Yang pertama menyatakan bahwa syariat Islam ini otentik, sempurna dan sudah final, maka yang diperlukan adalah langkah-langkah devolutif. Sementara yang kedua menyatakan bahwa syariat Islam ini masih jauh dari final dan sempurna, karena harus terus menyesuaikan diri dengan dinamika sejarah dan sosial budaya manusia, sehingga bersifat evolutif. Itulah jenis Islam baru yang dipropagandakan kaum liberal model Muhammad Syahrur.
Hermeneutika al-Quran Syahrur terlihat dominan menggunakan teori hermeneutika Paul Ricoeur (w. 2005), yakni dekontekstualisasi ketika materi teks berlepas dari cakrawala intensi yang terbatas dari pengarangnya, serta membuka teks dibaca secara luas dengan pembaca beragam atau rekontekstualisasi. Ini artinya Syahrur anti otoritas keilmuan, sehingga sesuatu yang qath’i (pasti) bisa jadi zhanni (asumtif) dan begitu sebaliknya. (baca artikel “Otoritas Keagamaan”, dalam buku Islam dan Diabolisme Intelektual karya Dr. Syamsudin Arif, hlm. 34-40)
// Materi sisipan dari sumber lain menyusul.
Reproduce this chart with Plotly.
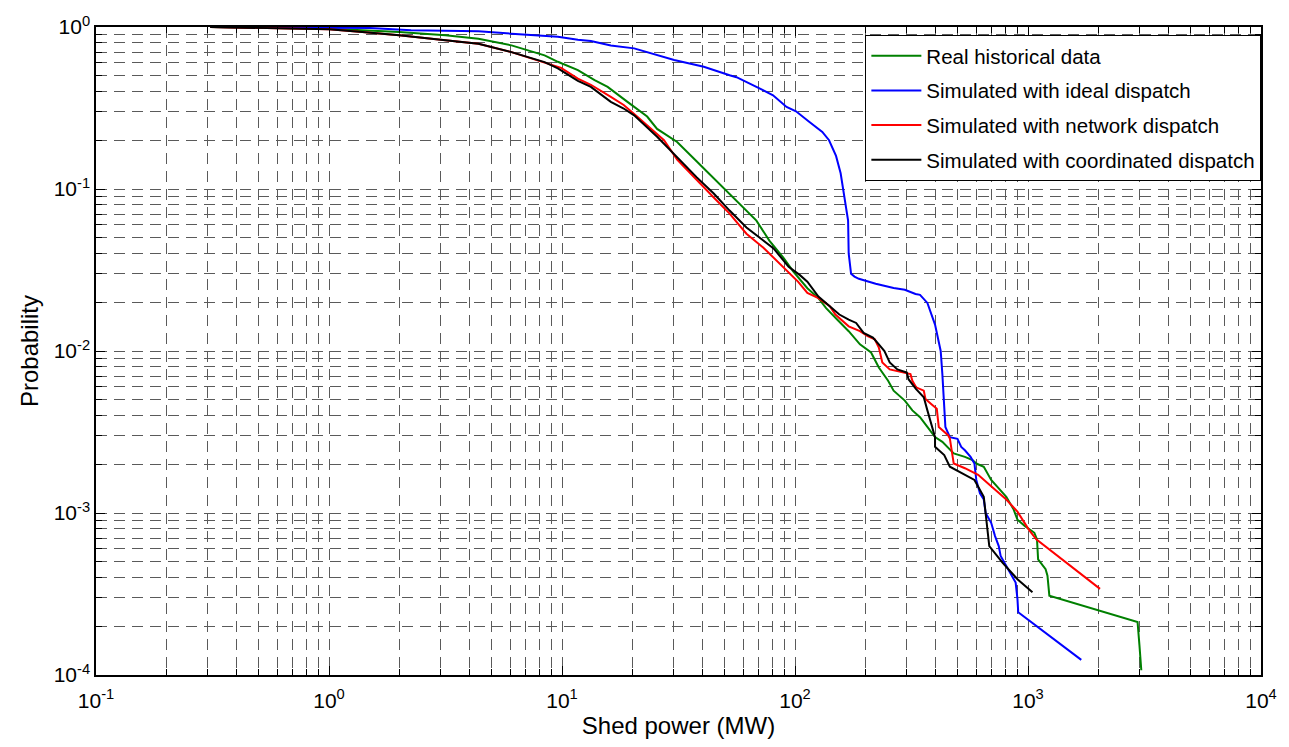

Dari hasil buah pikirannya Syahrur jelas bukan ulama otoritatif, dia hanya seorang pembaca yang keluar dari framework dan worldview Islam, serta terpengaruh atau bahkan ‘mengimani’ framework dan worldview Barat. Contohnya: a) Berpandangan bahwa meski al-Qur’an adalah wahyu & mukzijat, namun sejatinya manusia itu sendiri yang membuat mukjizat melalui kedinamisan penafsiran; b) al-Qur’an itu makhluk, bukan kalam Allah; c) lafadz al-Qur’an tidak memiliki sinonim (muradif); d) as-Sunnah katanya bukan wahyu; e) manusia zaman modern lebih matang dalam membuat hukum ketimbang para Nabi; f) Islam itu katanya mendahului Iman, sehingga bisa saja ada Muslim Kristen, Muslim Yahudi dll, jelas pandangan pluralisme Barat dia gunakan; g) penggalian hukum Islam mesti disesuaikan dengan realitas masa kini, artinya hukum Islam mesti tunduk pada realitas, dan bukan sebaliknya realitas tunduk pada hukum Islam.
Tidak mengejutkan, ketika hubungan seksual non-marital (kumpul kebo) dilegalkan Syahrur, sebab ini bukan berdasarkan dalil, namun karena pasrah pada kenyataan seksualitas yang banal di Barat, karena dia terpapar HAM Barat yang permisif sekaligus primitif. Sungguh ironis, padahal dalam hukum Islam dasar keharaman zina sudah jelas.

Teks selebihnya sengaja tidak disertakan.